AIM OF THE EXERCISE: Pull out every line with the word "this".

DATASET CONTENT:
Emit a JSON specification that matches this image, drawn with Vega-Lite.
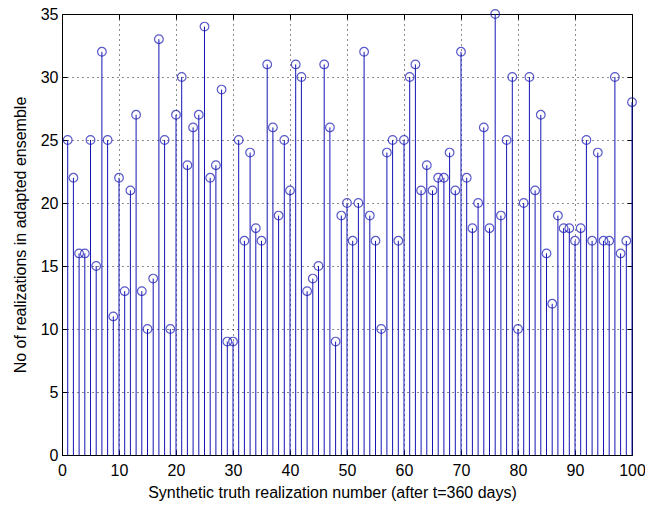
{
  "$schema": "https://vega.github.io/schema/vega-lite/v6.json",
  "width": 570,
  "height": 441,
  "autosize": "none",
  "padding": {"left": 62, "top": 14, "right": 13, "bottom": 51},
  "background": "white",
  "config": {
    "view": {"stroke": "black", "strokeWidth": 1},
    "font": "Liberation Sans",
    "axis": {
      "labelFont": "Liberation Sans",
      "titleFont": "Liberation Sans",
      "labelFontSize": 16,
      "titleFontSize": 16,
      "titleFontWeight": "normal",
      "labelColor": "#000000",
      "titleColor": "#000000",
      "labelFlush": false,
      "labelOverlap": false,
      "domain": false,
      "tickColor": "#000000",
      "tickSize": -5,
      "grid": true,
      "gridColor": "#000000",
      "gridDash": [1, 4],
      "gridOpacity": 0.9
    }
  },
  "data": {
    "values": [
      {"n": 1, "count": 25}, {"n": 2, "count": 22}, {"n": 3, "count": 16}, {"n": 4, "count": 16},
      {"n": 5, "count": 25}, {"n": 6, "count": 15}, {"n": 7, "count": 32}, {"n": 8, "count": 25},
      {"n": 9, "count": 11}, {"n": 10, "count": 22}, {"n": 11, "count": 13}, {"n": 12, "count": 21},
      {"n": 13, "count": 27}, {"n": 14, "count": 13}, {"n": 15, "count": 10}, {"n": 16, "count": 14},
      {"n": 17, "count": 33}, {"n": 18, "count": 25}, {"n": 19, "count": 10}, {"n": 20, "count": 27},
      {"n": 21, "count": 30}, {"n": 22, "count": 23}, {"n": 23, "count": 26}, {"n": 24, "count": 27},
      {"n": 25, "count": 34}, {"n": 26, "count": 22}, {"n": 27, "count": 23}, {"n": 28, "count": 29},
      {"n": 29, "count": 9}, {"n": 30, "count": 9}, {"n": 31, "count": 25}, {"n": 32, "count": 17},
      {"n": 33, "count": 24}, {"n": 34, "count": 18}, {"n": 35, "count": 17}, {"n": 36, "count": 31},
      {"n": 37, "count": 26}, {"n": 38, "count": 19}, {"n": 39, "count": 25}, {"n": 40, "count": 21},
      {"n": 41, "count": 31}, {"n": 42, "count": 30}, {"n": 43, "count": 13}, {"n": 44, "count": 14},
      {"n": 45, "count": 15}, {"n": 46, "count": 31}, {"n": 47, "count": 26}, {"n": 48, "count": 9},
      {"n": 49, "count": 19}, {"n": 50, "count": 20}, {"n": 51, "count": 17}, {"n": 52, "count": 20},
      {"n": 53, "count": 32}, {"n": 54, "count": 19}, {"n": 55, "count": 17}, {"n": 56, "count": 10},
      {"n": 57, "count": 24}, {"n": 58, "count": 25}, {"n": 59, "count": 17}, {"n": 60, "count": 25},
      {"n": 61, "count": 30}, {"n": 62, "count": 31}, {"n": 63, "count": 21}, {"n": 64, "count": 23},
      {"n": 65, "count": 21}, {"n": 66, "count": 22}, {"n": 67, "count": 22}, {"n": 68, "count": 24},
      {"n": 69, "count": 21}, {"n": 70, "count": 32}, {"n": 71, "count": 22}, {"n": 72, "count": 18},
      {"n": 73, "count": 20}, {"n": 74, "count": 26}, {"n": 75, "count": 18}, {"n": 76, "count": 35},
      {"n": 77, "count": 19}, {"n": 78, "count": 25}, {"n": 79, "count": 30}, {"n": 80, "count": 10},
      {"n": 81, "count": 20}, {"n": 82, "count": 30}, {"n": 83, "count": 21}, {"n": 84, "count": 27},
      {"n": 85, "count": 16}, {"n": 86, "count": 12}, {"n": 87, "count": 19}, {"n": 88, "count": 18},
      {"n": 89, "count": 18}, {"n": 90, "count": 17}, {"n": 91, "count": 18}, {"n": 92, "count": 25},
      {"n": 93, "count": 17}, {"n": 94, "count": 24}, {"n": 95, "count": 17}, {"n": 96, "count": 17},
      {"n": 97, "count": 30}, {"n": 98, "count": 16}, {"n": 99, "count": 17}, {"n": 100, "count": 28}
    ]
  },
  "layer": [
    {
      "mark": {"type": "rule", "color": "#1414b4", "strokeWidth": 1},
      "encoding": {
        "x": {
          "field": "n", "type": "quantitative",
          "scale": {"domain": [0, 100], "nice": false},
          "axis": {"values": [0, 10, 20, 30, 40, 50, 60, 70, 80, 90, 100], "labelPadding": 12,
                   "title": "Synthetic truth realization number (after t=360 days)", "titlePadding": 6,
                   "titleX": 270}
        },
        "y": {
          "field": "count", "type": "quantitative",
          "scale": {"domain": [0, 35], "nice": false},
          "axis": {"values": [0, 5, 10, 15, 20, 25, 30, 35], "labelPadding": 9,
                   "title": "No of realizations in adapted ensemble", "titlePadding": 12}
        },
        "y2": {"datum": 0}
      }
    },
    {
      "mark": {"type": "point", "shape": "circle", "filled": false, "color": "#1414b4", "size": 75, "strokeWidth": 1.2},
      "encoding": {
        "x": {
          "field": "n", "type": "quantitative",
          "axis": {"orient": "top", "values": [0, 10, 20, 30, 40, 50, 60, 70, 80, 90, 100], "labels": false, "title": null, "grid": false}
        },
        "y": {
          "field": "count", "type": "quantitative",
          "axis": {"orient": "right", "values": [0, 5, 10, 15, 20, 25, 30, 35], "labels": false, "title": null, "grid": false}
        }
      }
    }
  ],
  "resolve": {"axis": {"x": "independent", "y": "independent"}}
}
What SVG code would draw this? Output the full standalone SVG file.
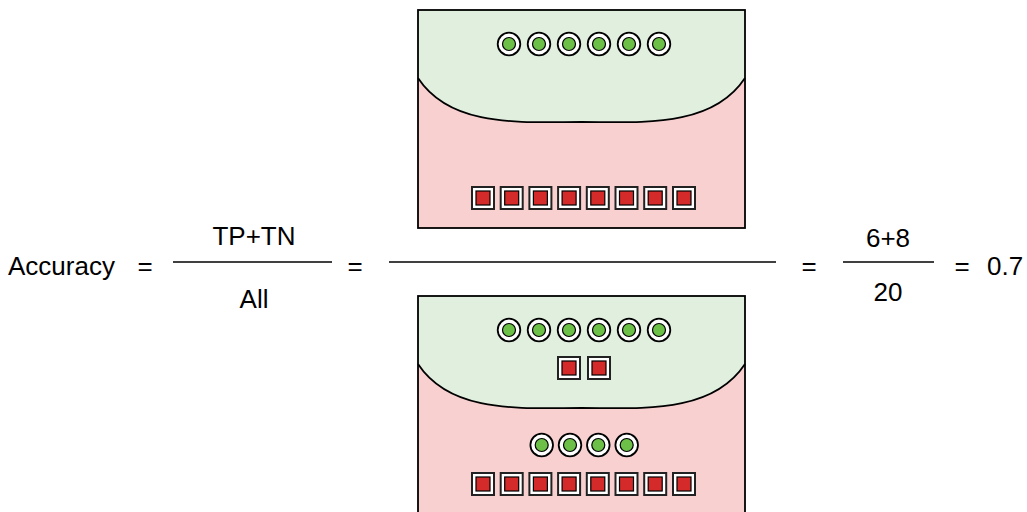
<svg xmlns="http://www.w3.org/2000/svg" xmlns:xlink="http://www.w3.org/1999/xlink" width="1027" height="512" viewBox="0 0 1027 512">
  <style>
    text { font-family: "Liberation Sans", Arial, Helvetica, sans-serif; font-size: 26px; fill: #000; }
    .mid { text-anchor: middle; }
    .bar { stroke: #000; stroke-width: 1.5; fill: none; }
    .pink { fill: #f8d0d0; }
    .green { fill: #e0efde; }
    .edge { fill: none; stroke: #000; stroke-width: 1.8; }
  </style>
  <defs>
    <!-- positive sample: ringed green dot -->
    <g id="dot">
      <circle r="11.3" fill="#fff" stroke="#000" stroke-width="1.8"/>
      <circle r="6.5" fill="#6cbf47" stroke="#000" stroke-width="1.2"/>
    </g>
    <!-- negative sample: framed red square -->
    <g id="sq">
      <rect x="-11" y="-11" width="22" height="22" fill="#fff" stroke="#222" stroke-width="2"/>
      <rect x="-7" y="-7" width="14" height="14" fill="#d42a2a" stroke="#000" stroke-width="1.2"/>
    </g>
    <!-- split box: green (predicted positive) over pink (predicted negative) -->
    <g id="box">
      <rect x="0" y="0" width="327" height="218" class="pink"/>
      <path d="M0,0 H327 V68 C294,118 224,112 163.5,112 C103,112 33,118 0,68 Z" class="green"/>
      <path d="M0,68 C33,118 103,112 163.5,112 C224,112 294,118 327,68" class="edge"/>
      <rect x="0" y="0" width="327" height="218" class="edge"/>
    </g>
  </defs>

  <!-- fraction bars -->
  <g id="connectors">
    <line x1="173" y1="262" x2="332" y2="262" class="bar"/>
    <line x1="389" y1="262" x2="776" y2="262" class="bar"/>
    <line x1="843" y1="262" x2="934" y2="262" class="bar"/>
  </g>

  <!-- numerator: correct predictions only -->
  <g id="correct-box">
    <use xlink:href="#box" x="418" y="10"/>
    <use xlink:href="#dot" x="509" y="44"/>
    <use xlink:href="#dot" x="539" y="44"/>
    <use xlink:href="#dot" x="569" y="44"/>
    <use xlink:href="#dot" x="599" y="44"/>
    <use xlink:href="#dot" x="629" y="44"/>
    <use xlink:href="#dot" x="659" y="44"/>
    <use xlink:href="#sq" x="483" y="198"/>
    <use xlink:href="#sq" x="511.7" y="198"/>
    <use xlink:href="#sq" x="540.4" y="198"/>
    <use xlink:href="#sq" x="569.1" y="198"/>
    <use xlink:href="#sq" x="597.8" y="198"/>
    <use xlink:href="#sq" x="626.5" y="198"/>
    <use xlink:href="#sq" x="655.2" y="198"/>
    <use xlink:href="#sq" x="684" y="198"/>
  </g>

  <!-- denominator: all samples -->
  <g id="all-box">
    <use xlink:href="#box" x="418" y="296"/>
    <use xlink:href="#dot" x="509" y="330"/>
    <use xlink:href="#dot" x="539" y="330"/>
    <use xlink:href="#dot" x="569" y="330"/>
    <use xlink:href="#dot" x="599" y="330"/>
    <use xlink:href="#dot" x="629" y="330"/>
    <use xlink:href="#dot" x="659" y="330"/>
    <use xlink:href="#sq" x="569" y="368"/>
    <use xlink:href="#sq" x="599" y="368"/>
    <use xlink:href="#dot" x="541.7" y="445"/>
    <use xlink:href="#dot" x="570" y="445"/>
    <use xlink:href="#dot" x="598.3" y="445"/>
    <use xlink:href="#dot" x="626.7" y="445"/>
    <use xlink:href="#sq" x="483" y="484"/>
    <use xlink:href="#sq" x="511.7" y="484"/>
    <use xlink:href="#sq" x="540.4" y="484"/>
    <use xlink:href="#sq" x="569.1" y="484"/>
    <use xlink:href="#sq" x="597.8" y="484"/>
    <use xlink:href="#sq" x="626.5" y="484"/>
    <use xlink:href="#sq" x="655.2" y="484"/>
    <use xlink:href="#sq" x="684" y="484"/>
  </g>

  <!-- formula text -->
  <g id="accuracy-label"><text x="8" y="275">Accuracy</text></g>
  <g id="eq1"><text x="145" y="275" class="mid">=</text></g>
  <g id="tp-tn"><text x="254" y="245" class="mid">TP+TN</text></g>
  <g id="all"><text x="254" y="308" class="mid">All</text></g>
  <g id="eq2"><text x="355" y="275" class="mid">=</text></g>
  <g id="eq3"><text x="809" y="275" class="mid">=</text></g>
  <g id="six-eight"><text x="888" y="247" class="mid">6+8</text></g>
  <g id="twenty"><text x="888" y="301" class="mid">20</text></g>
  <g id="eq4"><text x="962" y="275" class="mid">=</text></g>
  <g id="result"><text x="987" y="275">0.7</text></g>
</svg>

TASK RESULT:
Emit a JSON specification that matches this image, drawn with Vega-Lite.
What SVG code would draw this? Output the full standalone SVG file.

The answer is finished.